> _STORED ROWS_
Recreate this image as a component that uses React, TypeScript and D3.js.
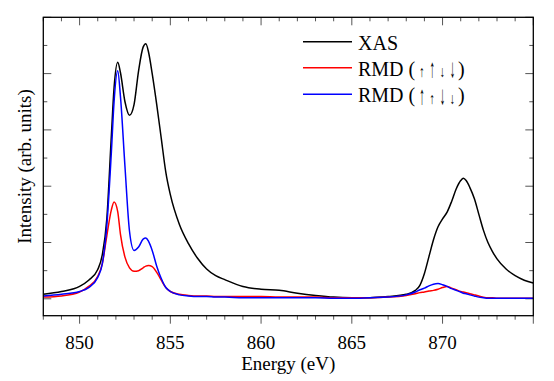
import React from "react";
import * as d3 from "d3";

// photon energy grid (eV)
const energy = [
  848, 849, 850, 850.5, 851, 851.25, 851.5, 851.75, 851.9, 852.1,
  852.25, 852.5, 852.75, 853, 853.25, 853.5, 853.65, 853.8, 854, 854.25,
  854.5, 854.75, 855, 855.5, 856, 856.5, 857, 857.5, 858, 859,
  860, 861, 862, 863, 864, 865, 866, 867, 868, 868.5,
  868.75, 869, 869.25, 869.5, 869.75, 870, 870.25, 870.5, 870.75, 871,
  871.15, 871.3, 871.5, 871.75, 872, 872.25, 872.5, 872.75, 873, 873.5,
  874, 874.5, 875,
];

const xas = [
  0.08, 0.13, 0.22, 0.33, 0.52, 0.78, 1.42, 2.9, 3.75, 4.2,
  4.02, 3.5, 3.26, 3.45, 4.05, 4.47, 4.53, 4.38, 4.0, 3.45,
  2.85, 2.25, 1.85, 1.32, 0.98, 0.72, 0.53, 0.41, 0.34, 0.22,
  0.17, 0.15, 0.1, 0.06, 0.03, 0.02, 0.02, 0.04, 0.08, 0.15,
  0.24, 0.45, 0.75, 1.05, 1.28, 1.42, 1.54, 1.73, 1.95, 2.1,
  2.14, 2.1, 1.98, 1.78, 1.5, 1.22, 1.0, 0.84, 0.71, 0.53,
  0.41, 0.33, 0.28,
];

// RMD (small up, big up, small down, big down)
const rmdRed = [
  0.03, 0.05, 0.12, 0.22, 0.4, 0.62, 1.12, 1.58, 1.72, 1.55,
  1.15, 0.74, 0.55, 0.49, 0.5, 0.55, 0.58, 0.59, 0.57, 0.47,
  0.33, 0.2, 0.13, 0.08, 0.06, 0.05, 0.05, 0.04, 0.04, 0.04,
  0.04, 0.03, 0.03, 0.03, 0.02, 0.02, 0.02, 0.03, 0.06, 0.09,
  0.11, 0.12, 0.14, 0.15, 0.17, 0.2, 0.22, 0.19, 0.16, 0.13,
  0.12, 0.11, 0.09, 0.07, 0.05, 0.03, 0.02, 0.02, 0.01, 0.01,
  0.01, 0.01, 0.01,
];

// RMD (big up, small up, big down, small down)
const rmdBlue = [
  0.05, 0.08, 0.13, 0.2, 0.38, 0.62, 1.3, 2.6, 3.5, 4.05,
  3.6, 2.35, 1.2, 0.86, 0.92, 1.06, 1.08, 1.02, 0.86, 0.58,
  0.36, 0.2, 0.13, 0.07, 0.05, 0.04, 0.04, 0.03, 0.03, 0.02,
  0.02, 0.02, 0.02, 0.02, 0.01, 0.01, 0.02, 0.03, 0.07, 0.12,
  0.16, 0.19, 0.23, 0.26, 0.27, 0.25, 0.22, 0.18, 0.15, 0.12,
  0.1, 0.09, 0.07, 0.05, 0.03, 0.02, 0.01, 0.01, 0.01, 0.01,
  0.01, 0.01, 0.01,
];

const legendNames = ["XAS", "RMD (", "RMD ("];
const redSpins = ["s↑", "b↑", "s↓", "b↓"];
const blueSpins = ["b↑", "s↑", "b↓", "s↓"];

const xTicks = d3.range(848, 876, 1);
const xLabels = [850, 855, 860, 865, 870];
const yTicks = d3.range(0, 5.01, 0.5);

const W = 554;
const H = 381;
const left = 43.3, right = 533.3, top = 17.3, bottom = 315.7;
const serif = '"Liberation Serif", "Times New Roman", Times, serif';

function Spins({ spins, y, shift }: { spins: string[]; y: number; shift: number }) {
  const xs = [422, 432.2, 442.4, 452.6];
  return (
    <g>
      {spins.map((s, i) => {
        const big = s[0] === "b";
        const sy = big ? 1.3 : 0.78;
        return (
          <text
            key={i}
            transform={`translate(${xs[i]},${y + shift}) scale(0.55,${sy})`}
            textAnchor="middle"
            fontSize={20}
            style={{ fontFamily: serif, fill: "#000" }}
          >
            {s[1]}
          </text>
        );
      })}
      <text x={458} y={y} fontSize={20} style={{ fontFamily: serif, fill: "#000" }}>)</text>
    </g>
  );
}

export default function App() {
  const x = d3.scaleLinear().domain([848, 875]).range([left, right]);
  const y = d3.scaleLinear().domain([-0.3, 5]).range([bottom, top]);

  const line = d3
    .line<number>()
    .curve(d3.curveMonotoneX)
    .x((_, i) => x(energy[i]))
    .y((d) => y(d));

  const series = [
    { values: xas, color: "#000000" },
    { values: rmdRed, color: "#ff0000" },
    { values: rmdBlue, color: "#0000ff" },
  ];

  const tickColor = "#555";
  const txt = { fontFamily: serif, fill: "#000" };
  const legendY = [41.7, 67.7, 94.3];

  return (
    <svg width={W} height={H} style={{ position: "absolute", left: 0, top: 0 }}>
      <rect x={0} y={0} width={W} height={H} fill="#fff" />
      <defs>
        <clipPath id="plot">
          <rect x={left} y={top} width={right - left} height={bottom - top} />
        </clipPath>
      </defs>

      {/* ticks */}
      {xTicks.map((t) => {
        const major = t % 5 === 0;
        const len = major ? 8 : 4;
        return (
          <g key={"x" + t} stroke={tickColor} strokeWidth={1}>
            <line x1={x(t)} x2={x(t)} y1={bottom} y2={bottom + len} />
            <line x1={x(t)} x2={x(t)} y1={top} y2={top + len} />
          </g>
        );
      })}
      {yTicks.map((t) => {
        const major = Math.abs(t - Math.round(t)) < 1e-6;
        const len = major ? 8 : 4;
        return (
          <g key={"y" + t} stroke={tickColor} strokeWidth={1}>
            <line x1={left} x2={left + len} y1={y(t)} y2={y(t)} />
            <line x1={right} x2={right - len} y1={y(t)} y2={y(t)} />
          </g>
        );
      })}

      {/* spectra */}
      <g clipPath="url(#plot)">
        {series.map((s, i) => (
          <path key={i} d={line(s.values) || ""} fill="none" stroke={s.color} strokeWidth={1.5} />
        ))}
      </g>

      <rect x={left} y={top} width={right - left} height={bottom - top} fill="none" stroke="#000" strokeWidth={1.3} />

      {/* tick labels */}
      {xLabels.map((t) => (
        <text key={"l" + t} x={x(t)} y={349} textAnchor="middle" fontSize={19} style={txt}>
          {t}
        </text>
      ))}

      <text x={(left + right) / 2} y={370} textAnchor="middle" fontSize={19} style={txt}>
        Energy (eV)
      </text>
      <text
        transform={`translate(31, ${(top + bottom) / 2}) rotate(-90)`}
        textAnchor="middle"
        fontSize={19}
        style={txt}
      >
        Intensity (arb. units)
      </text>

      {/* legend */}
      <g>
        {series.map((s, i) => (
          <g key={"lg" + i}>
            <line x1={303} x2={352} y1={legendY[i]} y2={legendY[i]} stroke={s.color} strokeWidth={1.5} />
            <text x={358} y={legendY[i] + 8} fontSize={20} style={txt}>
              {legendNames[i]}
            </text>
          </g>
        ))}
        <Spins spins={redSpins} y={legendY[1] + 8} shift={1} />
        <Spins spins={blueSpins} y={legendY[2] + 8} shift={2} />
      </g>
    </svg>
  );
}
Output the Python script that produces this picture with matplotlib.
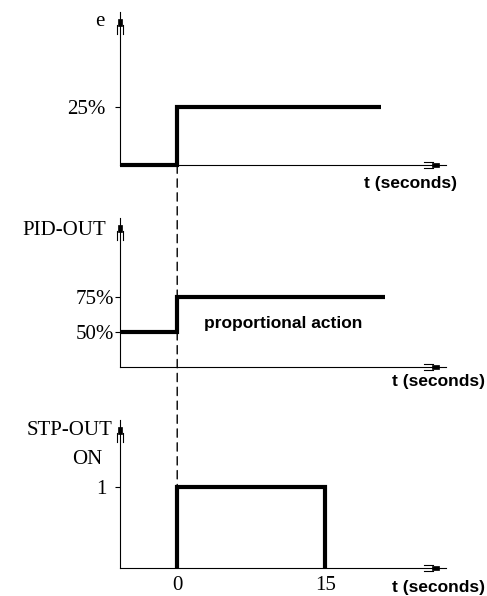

> _PROBLEM TO SOLVE_
Copy the records exactly. Skip the pictures.

> _SOLUTION TO THE EXERCISE_
Recreate this image as a component that uses React, TypeScript and D3.js.
import React from "react";
import * as d3 from "d3";

// photon energy grid (eV)
const energy = [
  848, 849, 850, 850.5, 851, 851.25, 851.5, 851.75, 851.9, 852.1,
  852.25, 852.5, 852.75, 853, 853.25, 853.5, 853.65, 853.8, 854, 854.25,
  854.5, 854.75, 855, 855.5, 856, 856.5, 857, 857.5, 858, 859,
  860, 861, 862, 863, 864, 865, 866, 867, 868, 868.5,
  868.75, 869, 869.25, 869.5, 869.75, 870, 870.25, 870.5, 870.75, 871,
  871.15, 871.3, 871.5, 871.75, 872, 872.25, 872.5, 872.75, 873, 873.5,
  874, 874.5, 875,
];

const xas = [
  0.08, 0.13, 0.22, 0.33, 0.52, 0.78, 1.42, 2.9, 3.75, 4.2,
  4.02, 3.5, 3.26, 3.45, 4.05, 4.47, 4.53, 4.38, 4.0, 3.45,
  2.85, 2.25, 1.85, 1.32, 0.98, 0.72, 0.53, 0.41, 0.34, 0.22,
  0.17, 0.15, 0.1, 0.06, 0.03, 0.02, 0.02, 0.04, 0.08, 0.15,
  0.24, 0.45, 0.75, 1.05, 1.28, 1.42, 1.54, 1.73, 1.95, 2.1,
  2.14, 2.1, 1.98, 1.78, 1.5, 1.22, 1.0, 0.84, 0.71, 0.53,
  0.41, 0.33, 0.28,
];

// RMD (small up, big up, small down, big down)
const rmdRed = [
  0.03, 0.05, 0.12, 0.22, 0.4, 0.62, 1.12, 1.58, 1.72, 1.55,
  1.15, 0.74, 0.55, 0.49, 0.5, 0.55, 0.58, 0.59, 0.57, 0.47,
  0.33, 0.2, 0.13, 0.08, 0.06, 0.05, 0.05, 0.04, 0.04, 0.04,
  0.04, 0.03, 0.03, 0.03, 0.02, 0.02, 0.02, 0.03, 0.06, 0.09,
  0.11, 0.12, 0.14, 0.15, 0.17, 0.2, 0.22, 0.19, 0.16, 0.13,
  0.12, 0.11, 0.09, 0.07, 0.05, 0.03, 0.02, 0.02, 0.01, 0.01,
  0.01, 0.01, 0.01,
];

// RMD (big up, small up, big down, small down)
const rmdBlue = [
  0.05, 0.08, 0.13, 0.2, 0.38, 0.62, 1.3, 2.6, 3.5, 4.05,
  3.6, 2.35, 1.2, 0.86, 0.92, 1.06, 1.08, 1.02, 0.86, 0.58,
  0.36, 0.2, 0.13, 0.07, 0.05, 0.04, 0.04, 0.03, 0.03, 0.02,
  0.02, 0.02, 0.02, 0.02, 0.01, 0.01, 0.02, 0.03, 0.07, 0.12,
  0.16, 0.19, 0.23, 0.26, 0.27, 0.25, 0.22, 0.18, 0.15, 0.12,
  0.1, 0.09, 0.07, 0.05, 0.03, 0.02, 0.01, 0.01, 0.01, 0.01,
  0.01, 0.01, 0.01,
];

const legendNames = ["XAS", "RMD (", "RMD ("];
const redSpins = ["s↑", "b↑", "s↓", "b↓"];
const blueSpins = ["b↑", "s↑", "b↓", "s↓"];

const xTicks = d3.range(848, 876, 1);
const xLabels = [850, 855, 860, 865, 870];
const yTicks = d3.range(0, 5.01, 0.5);

const W = 554;
const H = 381;
const left = 43.3, right = 533.3, top = 17.3, bottom = 315.7;
const serif = '"Liberation Serif", "Times New Roman", Times, serif';

function Spins({ spins, y, shift }: { spins: string[]; y: number; shift: number }) {
  const xs = [422, 432.2, 442.4, 452.6];
  return (
    <g>
      {spins.map((s, i) => {
        const big = s[0] === "b";
        const sy = big ? 1.3 : 0.78;
        return (
          <text
            key={i}
            transform={`translate(${xs[i]},${y + shift}) scale(0.55,${sy})`}
            textAnchor="middle"
            fontSize={20}
            style={{ fontFamily: serif, fill: "#000" }}
          >
            {s[1]}
          </text>
        );
      })}
      <text x={458} y={y} fontSize={20} style={{ fontFamily: serif, fill: "#000" }}>)</text>
    </g>
  );
}

export default function App() {
  const x = d3.scaleLinear().domain([848, 875]).range([left, right]);
  const y = d3.scaleLinear().domain([-0.3, 5]).range([bottom, top]);

  const line = d3
    .line<number>()
    .curve(d3.curveMonotoneX)
    .x((_, i) => x(energy[i]))
    .y((d) => y(d));

  const series = [
    { values: xas, color: "#000000" },
    { values: rmdRed, color: "#ff0000" },
    { values: rmdBlue, color: "#0000ff" },
  ];

  const tickColor = "#555";
  const txt = { fontFamily: serif, fill: "#000" };
  const legendY = [41.7, 67.7, 94.3];

  return (
    <svg width={W} height={H} style={{ position: "absolute", left: 0, top: 0 }}>
      <rect x={0} y={0} width={W} height={H} fill="#fff" />
      <defs>
        <clipPath id="plot">
          <rect x={left} y={top} width={right - left} height={bottom - top} />
        </clipPath>
      </defs>

      {/* ticks */}
      {xTicks.map((t) => {
        const major = t % 5 === 0;
        const len = major ? 8 : 4;
        return (
          <g key={"x" + t} stroke={tickColor} strokeWidth={1}>
            <line x1={x(t)} x2={x(t)} y1={bottom} y2={bottom + len} />
            <line x1={x(t)} x2={x(t)} y1={top} y2={top + len} />
          </g>
        );
      })}
      {yTicks.map((t) => {
        const major = Math.abs(t - Math.round(t)) < 1e-6;
        const len = major ? 8 : 4;
        return (
          <g key={"y" + t} stroke={tickColor} strokeWidth={1}>
            <line x1={left} x2={left + len} y1={y(t)} y2={y(t)} />
            <line x1={right} x2={right - len} y1={y(t)} y2={y(t)} />
          </g>
        );
      })}

      {/* spectra */}
      <g clipPath="url(#plot)">
        {series.map((s, i) => (
          <path key={i} d={line(s.values) || ""} fill="none" stroke={s.color} strokeWidth={1.5} />
        ))}
      </g>

      <rect x={left} y={top} width={right - left} height={bottom - top} fill="none" stroke="#000" strokeWidth={1.3} />

      {/* tick labels */}
      {xLabels.map((t) => (
        <text key={"l" + t} x={x(t)} y={349} textAnchor="middle" fontSize={19} style={txt}>
          {t}
        </text>
      ))}

      <text x={(left + right) / 2} y={370} textAnchor="middle" fontSize={19} style={txt}>
        Energy (eV)
      </text>
      <text
        transform={`translate(31, ${(top + bottom) / 2}) rotate(-90)`}
        textAnchor="middle"
        fontSize={19}
        style={txt}
      >
        Intensity (arb. units)
      </text>

      {/* legend */}
      <g>
        {series.map((s, i) => (
          <g key={"lg" + i}>
            <line x1={303} x2={352} y1={legendY[i]} y2={legendY[i]} stroke={s.color} strokeWidth={1.5} />
            <text x={358} y={legendY[i] + 8} fontSize={20} style={txt}>
              {legendNames[i]}
            </text>
          </g>
        ))}
        <Spins spins={redSpins} y={legendY[1] + 8} shift={1} />
        <Spins spins={blueSpins} y={legendY[2] + 8} shift={2} />
      </g>
    </svg>
  );
}
Output the Python script that produces this picture with matplotlib.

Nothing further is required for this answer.